**Problem details:**
Exact reproduction is required for the lines bounded by the one containing "Convert this chart to Observable Plot code." and the one containing "sample, κ = 65.3", both bounds included. Print them without any pictures.

**Records shown:**

====================

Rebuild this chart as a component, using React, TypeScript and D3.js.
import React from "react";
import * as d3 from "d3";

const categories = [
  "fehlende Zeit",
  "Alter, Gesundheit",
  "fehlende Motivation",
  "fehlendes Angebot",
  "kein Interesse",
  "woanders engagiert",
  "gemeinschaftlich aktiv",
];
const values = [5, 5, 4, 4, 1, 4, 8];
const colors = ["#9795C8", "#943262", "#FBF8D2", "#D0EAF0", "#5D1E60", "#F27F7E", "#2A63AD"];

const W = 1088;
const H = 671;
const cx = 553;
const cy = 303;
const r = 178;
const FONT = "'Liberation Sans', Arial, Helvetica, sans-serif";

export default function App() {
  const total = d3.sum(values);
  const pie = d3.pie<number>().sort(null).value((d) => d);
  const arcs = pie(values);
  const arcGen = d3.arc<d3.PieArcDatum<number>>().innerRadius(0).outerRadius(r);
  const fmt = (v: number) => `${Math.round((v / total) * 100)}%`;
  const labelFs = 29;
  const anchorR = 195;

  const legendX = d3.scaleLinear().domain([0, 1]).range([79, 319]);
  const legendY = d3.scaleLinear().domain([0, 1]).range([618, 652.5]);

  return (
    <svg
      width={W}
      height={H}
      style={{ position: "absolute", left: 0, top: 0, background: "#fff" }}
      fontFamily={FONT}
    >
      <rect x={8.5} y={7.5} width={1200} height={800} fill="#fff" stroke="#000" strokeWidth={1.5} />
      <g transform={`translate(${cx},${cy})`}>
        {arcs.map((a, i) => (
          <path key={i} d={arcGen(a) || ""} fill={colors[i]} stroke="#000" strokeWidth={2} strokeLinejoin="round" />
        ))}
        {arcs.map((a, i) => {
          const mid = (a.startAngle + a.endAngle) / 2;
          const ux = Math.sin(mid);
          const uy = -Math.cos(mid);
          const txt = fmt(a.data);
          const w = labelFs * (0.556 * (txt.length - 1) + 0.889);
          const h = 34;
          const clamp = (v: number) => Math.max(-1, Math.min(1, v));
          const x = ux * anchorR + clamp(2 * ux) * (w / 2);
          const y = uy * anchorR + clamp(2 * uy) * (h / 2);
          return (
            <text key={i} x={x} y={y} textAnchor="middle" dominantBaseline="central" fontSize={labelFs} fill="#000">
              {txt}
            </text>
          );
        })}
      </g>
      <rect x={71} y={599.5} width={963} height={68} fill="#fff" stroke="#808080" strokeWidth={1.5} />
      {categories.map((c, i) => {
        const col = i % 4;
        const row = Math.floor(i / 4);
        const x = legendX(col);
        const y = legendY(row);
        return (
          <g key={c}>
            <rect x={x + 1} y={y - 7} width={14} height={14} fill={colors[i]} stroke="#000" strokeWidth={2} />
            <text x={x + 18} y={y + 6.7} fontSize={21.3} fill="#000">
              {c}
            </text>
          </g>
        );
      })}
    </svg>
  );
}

====================

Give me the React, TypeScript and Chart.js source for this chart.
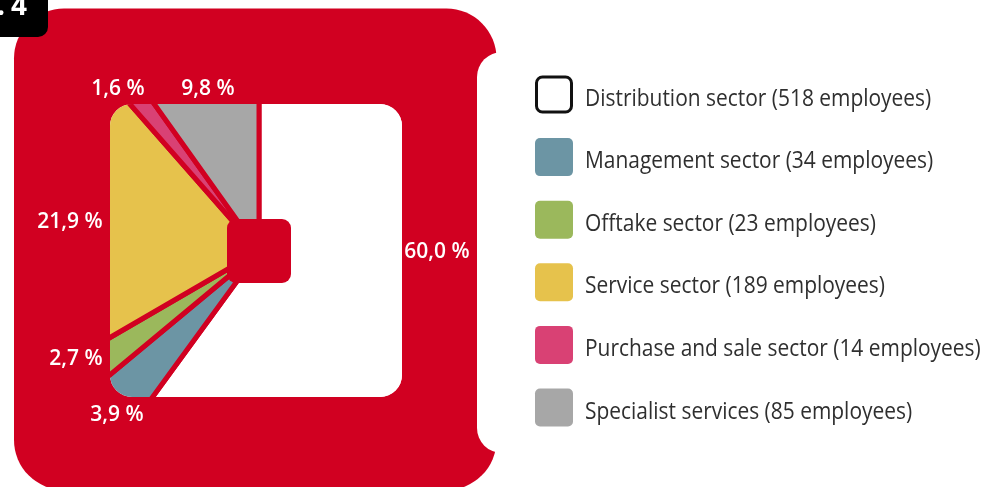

====================

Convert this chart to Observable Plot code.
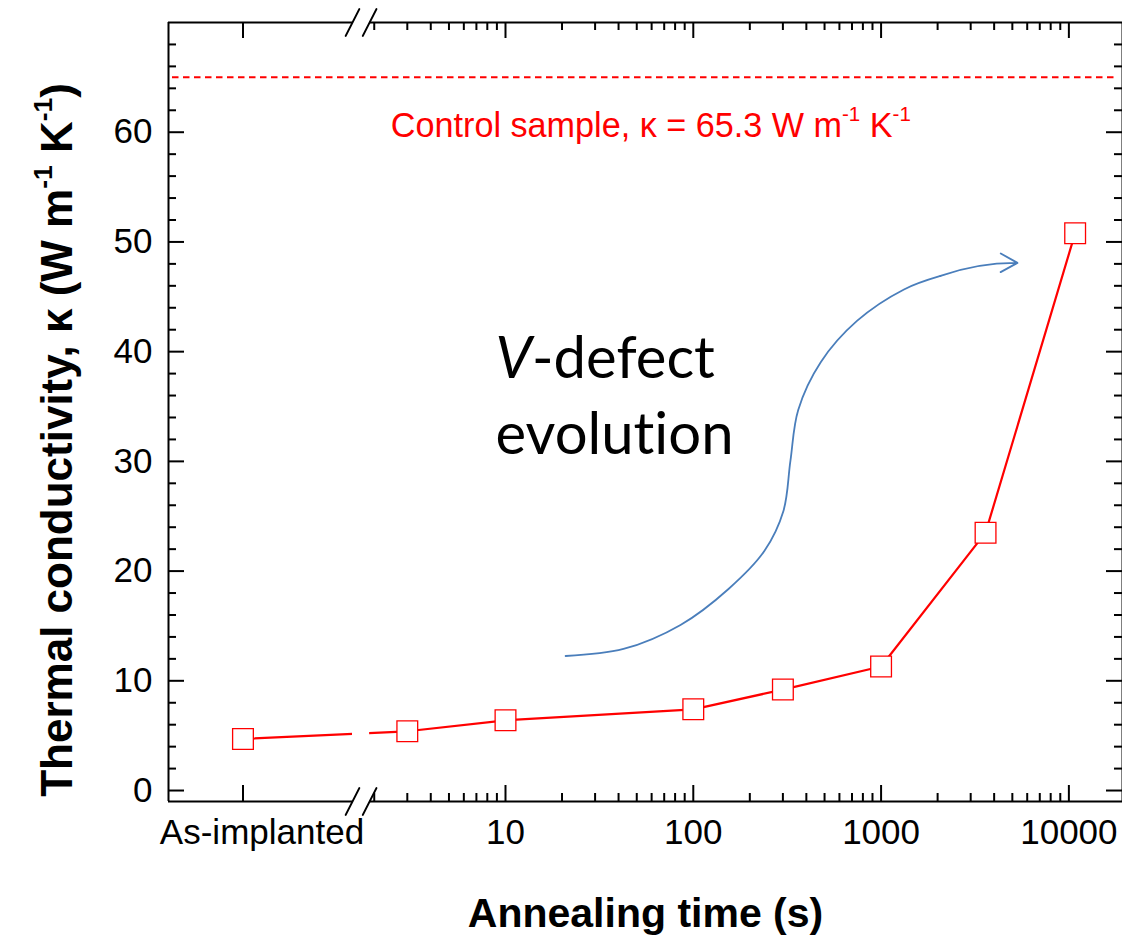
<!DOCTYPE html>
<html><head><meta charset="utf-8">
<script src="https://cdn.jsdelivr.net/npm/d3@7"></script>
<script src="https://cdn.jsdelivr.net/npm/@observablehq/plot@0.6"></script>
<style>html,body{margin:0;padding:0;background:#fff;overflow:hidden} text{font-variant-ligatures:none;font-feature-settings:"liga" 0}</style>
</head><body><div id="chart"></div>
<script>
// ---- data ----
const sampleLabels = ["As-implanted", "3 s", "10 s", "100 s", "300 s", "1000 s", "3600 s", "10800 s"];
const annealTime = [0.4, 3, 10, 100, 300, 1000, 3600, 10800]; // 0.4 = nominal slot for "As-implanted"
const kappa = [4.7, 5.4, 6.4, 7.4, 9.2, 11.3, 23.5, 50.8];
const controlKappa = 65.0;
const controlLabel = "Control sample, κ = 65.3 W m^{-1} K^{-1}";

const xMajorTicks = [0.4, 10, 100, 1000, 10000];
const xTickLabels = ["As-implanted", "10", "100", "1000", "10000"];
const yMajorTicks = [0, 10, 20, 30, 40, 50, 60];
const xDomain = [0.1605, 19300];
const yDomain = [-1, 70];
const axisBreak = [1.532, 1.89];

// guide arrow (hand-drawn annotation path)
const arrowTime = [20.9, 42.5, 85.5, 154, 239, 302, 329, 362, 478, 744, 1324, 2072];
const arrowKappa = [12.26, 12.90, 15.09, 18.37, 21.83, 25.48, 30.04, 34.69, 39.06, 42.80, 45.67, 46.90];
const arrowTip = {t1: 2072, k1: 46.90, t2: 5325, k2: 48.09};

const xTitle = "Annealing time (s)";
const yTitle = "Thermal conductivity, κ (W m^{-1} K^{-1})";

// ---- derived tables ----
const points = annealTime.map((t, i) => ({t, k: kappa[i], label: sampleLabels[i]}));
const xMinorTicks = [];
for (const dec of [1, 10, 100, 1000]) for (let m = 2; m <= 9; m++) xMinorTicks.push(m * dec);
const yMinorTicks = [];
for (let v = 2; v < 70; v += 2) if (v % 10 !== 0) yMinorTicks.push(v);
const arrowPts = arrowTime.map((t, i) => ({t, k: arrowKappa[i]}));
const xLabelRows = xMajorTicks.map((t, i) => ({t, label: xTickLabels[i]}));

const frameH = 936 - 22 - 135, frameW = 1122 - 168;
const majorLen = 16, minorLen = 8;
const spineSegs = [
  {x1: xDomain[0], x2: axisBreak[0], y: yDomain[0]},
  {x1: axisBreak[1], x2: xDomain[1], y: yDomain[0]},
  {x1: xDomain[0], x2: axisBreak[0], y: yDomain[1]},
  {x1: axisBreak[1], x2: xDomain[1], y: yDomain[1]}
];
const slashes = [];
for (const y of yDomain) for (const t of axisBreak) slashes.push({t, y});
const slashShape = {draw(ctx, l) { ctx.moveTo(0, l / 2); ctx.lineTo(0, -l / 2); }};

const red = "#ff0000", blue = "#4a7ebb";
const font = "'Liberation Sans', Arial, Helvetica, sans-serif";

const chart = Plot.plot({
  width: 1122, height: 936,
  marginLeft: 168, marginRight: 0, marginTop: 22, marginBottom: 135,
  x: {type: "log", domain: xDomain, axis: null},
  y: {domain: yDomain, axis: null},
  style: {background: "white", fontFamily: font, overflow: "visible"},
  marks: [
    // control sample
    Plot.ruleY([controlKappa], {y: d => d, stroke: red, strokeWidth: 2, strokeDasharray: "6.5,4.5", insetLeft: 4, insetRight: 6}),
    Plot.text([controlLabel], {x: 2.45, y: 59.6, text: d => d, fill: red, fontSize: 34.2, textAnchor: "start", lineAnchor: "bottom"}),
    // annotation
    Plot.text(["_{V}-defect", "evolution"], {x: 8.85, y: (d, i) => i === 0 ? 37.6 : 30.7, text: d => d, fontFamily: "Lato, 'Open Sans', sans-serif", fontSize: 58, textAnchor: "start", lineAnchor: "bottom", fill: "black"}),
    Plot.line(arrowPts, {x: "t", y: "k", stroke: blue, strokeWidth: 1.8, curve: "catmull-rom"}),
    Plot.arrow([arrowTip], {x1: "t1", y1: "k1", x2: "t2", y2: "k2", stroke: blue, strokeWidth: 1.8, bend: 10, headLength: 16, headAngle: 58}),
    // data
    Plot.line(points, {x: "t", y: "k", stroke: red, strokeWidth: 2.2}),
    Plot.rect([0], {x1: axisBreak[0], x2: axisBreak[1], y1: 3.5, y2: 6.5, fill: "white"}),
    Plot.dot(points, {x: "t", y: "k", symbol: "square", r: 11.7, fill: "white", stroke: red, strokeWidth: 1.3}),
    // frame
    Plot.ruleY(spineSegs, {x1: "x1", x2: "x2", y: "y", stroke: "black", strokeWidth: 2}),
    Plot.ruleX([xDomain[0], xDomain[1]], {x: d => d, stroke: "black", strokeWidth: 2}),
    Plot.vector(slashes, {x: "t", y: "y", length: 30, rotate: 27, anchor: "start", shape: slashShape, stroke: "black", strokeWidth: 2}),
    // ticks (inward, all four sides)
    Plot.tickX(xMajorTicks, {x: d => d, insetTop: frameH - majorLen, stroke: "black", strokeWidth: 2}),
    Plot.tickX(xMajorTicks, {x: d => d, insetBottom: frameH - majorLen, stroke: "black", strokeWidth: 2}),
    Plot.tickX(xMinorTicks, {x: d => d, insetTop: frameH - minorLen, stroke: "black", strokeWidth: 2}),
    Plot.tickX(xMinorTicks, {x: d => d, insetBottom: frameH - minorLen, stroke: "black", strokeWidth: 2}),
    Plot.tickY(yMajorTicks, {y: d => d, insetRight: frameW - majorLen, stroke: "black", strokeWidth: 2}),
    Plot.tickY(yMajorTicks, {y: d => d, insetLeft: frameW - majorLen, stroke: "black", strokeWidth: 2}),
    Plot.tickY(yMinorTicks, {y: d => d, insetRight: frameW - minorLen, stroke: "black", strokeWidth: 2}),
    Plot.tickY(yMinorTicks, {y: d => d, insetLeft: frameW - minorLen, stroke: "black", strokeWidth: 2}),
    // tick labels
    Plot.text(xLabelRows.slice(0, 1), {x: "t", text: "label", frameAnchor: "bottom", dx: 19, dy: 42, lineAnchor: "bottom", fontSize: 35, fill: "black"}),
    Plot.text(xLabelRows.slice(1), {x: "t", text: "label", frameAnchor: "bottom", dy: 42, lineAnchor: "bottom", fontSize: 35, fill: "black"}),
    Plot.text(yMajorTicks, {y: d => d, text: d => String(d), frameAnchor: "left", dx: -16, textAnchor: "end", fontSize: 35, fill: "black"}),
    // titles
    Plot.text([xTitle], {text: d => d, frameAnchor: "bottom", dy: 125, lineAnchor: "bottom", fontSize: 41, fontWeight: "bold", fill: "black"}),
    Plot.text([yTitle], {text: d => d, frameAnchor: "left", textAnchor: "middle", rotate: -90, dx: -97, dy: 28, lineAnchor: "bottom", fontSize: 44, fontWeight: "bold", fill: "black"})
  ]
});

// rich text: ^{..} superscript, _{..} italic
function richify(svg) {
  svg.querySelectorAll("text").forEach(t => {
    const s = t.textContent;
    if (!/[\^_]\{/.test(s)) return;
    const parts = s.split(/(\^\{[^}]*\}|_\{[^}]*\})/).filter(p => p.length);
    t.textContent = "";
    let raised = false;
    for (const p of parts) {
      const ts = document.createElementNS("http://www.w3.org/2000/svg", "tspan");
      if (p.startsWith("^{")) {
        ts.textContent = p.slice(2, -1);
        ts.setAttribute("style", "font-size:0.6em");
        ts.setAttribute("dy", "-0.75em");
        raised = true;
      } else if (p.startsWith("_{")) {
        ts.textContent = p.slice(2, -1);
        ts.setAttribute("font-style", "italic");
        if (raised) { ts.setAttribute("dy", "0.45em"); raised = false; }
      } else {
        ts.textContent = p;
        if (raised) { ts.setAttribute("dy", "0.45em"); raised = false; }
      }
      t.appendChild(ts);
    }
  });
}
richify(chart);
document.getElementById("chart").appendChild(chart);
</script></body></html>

====================

**Full response:**
Convert this chart to Observable Plot code.
<!DOCTYPE html>
<html><head><meta charset="utf-8">
<script src="https://cdn.jsdelivr.net/npm/d3@7"></script>
<script src="https://cdn.jsdelivr.net/npm/@observablehq/plot@0.6"></script>
<style>html,body{margin:0;padding:0;background:#fff;overflow:hidden} text{font-variant-ligatures:none;font-feature-settings:"liga" 0}</style>
</head><body><div id="chart"></div>
<script>
// ---- data ----
const sampleLabels = ["As-implanted", "3 s", "10 s", "100 s", "300 s", "1000 s", "3600 s", "10800 s"];
const annealTime = [0.4, 3, 10, 100, 300, 1000, 3600, 10800]; // 0.4 = nominal slot for "As-implanted"
const kappa = [4.7, 5.4, 6.4, 7.4, 9.2, 11.3, 23.5, 50.8];
const controlKappa = 65.0;
const controlLabel = "Control sample, κ = 65.3 W m^{-1} K^{-1}";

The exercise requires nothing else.